What is needed:
Please transcribe the listing below in full and word for word, without its pictures.

Information shown:
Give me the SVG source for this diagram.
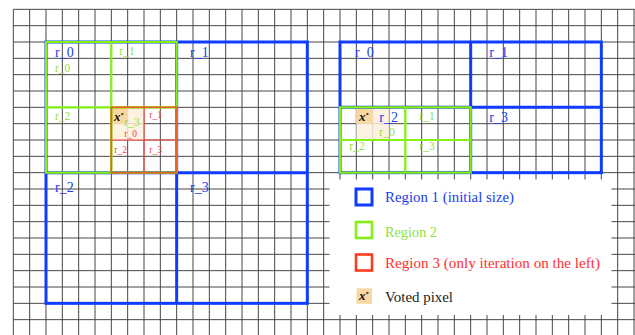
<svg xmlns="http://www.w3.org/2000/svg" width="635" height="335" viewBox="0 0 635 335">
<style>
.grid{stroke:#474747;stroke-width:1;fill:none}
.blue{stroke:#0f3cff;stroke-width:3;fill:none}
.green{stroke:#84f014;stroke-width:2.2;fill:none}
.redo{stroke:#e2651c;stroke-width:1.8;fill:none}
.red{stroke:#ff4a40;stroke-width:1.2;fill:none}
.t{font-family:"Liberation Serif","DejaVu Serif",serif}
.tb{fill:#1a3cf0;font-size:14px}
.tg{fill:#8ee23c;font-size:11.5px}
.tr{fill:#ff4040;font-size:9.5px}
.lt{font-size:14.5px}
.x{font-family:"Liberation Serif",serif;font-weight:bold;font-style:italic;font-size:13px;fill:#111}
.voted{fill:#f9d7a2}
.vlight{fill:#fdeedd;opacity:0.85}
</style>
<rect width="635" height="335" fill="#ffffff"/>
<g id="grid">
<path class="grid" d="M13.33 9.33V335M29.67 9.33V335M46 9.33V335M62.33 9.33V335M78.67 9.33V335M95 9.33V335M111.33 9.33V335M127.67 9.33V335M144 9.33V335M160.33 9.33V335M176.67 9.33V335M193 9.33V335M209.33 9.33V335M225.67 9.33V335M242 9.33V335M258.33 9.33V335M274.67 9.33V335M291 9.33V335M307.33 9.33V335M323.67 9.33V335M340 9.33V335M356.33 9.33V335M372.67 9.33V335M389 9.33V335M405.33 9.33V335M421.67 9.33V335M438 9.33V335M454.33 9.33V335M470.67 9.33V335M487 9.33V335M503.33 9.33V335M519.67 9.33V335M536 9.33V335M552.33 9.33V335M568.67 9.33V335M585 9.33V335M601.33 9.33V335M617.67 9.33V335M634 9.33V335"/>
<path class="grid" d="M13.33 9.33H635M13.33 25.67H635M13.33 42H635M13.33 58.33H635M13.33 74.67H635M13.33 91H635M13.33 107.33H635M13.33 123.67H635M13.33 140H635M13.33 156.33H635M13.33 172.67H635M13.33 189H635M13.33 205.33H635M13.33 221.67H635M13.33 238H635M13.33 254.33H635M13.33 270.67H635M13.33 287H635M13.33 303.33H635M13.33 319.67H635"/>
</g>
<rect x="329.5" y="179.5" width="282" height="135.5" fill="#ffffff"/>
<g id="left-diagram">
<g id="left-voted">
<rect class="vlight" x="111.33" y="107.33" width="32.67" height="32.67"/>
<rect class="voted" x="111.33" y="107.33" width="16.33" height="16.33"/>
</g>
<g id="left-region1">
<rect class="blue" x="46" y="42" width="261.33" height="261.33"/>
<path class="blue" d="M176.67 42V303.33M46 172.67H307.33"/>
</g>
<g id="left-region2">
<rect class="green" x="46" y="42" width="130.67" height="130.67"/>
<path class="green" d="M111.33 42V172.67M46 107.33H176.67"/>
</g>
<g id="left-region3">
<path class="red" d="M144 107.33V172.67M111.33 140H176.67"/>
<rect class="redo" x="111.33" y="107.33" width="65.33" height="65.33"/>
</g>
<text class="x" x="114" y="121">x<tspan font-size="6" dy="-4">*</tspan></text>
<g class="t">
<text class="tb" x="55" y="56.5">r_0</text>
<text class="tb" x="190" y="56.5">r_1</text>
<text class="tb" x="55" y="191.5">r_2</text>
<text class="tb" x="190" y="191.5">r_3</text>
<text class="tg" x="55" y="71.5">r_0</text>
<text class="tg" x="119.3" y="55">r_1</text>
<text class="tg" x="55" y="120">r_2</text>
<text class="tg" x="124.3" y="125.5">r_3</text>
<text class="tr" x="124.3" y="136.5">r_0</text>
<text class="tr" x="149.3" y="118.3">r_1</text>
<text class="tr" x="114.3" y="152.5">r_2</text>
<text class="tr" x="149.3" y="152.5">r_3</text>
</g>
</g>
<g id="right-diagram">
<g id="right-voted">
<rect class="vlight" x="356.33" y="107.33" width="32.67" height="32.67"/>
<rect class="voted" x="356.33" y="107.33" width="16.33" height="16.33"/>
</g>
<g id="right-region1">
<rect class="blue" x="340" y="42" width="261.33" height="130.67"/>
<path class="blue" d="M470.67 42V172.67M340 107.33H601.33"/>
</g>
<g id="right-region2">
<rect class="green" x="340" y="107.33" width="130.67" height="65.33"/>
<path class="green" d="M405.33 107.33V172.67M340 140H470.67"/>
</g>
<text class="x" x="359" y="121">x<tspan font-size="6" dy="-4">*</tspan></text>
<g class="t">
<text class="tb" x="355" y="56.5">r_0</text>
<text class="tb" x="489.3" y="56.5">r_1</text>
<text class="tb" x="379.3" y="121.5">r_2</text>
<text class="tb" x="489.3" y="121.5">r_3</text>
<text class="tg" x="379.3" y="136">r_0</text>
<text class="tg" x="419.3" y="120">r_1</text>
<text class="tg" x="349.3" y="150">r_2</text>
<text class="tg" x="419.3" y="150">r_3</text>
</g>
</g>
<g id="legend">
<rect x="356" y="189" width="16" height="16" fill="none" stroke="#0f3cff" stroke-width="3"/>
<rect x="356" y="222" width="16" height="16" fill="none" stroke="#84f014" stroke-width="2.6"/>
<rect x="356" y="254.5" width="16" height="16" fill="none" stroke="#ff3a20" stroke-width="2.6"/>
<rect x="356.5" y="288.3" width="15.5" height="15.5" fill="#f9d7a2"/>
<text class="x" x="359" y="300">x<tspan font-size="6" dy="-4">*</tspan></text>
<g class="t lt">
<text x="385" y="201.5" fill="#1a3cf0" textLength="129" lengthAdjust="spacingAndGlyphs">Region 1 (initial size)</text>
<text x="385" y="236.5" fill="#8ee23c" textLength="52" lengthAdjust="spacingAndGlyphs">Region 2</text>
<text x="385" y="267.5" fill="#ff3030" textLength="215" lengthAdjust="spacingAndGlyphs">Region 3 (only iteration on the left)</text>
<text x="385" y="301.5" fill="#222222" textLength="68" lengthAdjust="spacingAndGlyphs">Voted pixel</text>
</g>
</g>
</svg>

Finished answer:
Give me the SVG source for this diagram.
<svg xmlns="http://www.w3.org/2000/svg" width="635" height="335" viewBox="0 0 635 335">
<style>
.grid{stroke:#474747;stroke-width:1;fill:none}
.blue{stroke:#0f3cff;stroke-width:3;fill:none}
.green{stroke:#84f014;stroke-width:2.2;fill:none}
.redo{stroke:#e2651c;stroke-width:1.8;fill:none}
.red{stroke:#ff4a40;stroke-width:1.2;fill:none}
.t{font-family:"Liberation Serif","DejaVu Serif",serif}
.tb{fill:#1a3cf0;font-size:14px}
.tg{fill:#8ee23c;font-size:11.5px}
.tr{fill:#ff4040;font-size:9.5px}
.lt{font-size:14.5px}
.x{font-family:"Liberation Serif",serif;font-weight:bold;font-style:italic;font-size:13px;fill:#111}
.voted{fill:#f9d7a2}
.vlight{fill:#fdeedd;opacity:0.85}
</style>
<rect width="635" height="335" fill="#ffffff"/>
<g id="grid">
<path class="grid" d="M13.33 9.33V335M29.67 9.33V335M46 9.33V335M62.33 9.33V335M78.67 9.33V335M95 9.33V335M111.33 9.33V335M127.67 9.33V335M144 9.33V335M160.33 9.33V335M176.67 9.33V335M193 9.33V335M209.33 9.33V335M225.67 9.33V335M242 9.33V335M258.33 9.33V335M274.67 9.33V335M291 9.33V335M307.33 9.33V335M323.67 9.33V335M340 9.33V335M356.33 9.33V335M372.67 9.33V335M389 9.33V335M405.33 9.33V335M421.67 9.33V335M438 9.33V335M454.33 9.33V335M470.67 9.33V335M487 9.33V335M503.33 9.33V335M519.67 9.33V335M536 9.33V335M552.33 9.33V335M568.67 9.33V335M585 9.33V335M601.33 9.33V335M617.67 9.33V335M634 9.33V335"/>
<path class="grid" d="M13.33 9.33H635M13.33 25.67H635M13.33 42H635M13.33 58.33H635M13.33 74.67H635M13.33 91H635M13.33 107.33H635M13.33 123.67H635M13.33 140H635M13.33 156.33H635M13.33 172.67H635M13.33 189H635M13.33 205.33H635M13.33 221.67H635M13.33 238H635M13.33 254.33H635M13.33 270.67H635M13.33 287H635M13.33 303.33H635M13.33 319.67H635"/>
</g>
<rect x="329.5" y="179.5" width="282" height="135.5" fill="#ffffff"/>
<g id="left-diagram">
<g id="left-voted">
<rect class="vlight" x="111.33" y="107.33" width="32.67" height="32.67"/>
<rect class="voted" x="111.33" y="107.33" width="16.33" height="16.33"/>
</g>
<g id="left-region1">
<rect class="blue" x="46" y="42" width="261.33" height="261.33"/>
<path class="blue" d="M176.67 42V303.33M46 172.67H307.33"/>
</g>
<g id="left-region2">
<rect class="green" x="46" y="42" width="130.67" height="130.67"/>
<path class="green" d="M111.33 42V172.67M46 107.33H176.67"/>
</g>
<g id="left-region3">
<path class="red" d="M144 107.33V172.67M111.33 140H176.67"/>
<rect class="redo" x="111.33" y="107.33" width="65.33" height="65.33"/>
</g>
<text class="x" x="114" y="121">x<tspan font-size="6" dy="-4">*</tspan></text>
<g class="t">
<text class="tb" x="55" y="56.5">r_0</text>
<text class="tb" x="190" y="56.5">r_1</text>
<text class="tb" x="55" y="191.5">r_2</text>
<text class="tb" x="190" y="191.5">r_3</text>
<text class="tg" x="55" y="71.5">r_0</text>
<text class="tg" x="119.3" y="55">r_1</text>
<text class="tg" x="55" y="120">r_2</text>
<text class="tg" x="124.3" y="125.5">r_3</text>
<text class="tr" x="124.3" y="136.5">r_0</text>
<text class="tr" x="149.3" y="118.3">r_1</text>
<text class="tr" x="114.3" y="152.5">r_2</text>
<text class="tr" x="149.3" y="152.5">r_3</text>
</g>
</g>
<g id="right-diagram">
<g id="right-voted">
<rect class="vlight" x="356.33" y="107.33" width="32.67" height="32.67"/>
<rect class="voted" x="356.33" y="107.33" width="16.33" height="16.33"/>
</g>
<g id="right-region1">
<rect class="blue" x="340" y="42" width="261.33" height="130.67"/>
<path class="blue" d="M470.67 42V172.67M340 107.33H601.33"/>
</g>
<g id="right-region2">
<rect class="green" x="340" y="107.33" width="130.67" height="65.33"/>
<path class="green" d="M405.33 107.33V172.67M340 140H470.67"/>
</g>
<text class="x" x="359" y="121">x<tspan font-size="6" dy="-4">*</tspan></text>
<g class="t">
<text class="tb" x="355" y="56.5">r_0</text>
<text class="tb" x="489.3" y="56.5">r_1</text>
<text class="tb" x="379.3" y="121.5">r_2</text>
<text class="tb" x="489.3" y="121.5">r_3</text>
<text class="tg" x="379.3" y="136">r_0</text>
<text class="tg" x="419.3" y="120">r_1</text>
<text class="tg" x="349.3" y="150">r_2</text>
<text class="tg" x="419.3" y="150">r_3</text>
</g>
</g>
<g id="legend">
<rect x="356" y="189" width="16" height="16" fill="none" stroke="#0f3cff" stroke-width="3"/>
<rect x="356" y="222" width="16" height="16" fill="none" stroke="#84f014" stroke-width="2.6"/>
<rect x="356" y="254.5" width="16" height="16" fill="none" stroke="#ff3a20" stroke-width="2.6"/>
<rect x="356.5" y="288.3" width="15.5" height="15.5" fill="#f9d7a2"/>
<text class="x" x="359" y="300">x<tspan font-size="6" dy="-4">*</tspan></text>
<g class="t lt">
<text x="385" y="201.5" fill="#1a3cf0" textLength="129" lengthAdjust="spacingAndGlyphs">Region 1 (initial size)</text>
<text x="385" y="236.5" fill="#8ee23c" textLength="52" lengthAdjust="spacingAndGlyphs">Region 2</text>
<text x="385" y="267.5" fill="#ff3030" textLength="215" lengthAdjust="spacingAndGlyphs">Region 3 (only iteration on the left)</text>
<text x="385" y="301.5" fill="#222222" textLength="68" lengthAdjust="spacingAndGlyphs">Voted pixel</text>
</g>
</g>
</svg>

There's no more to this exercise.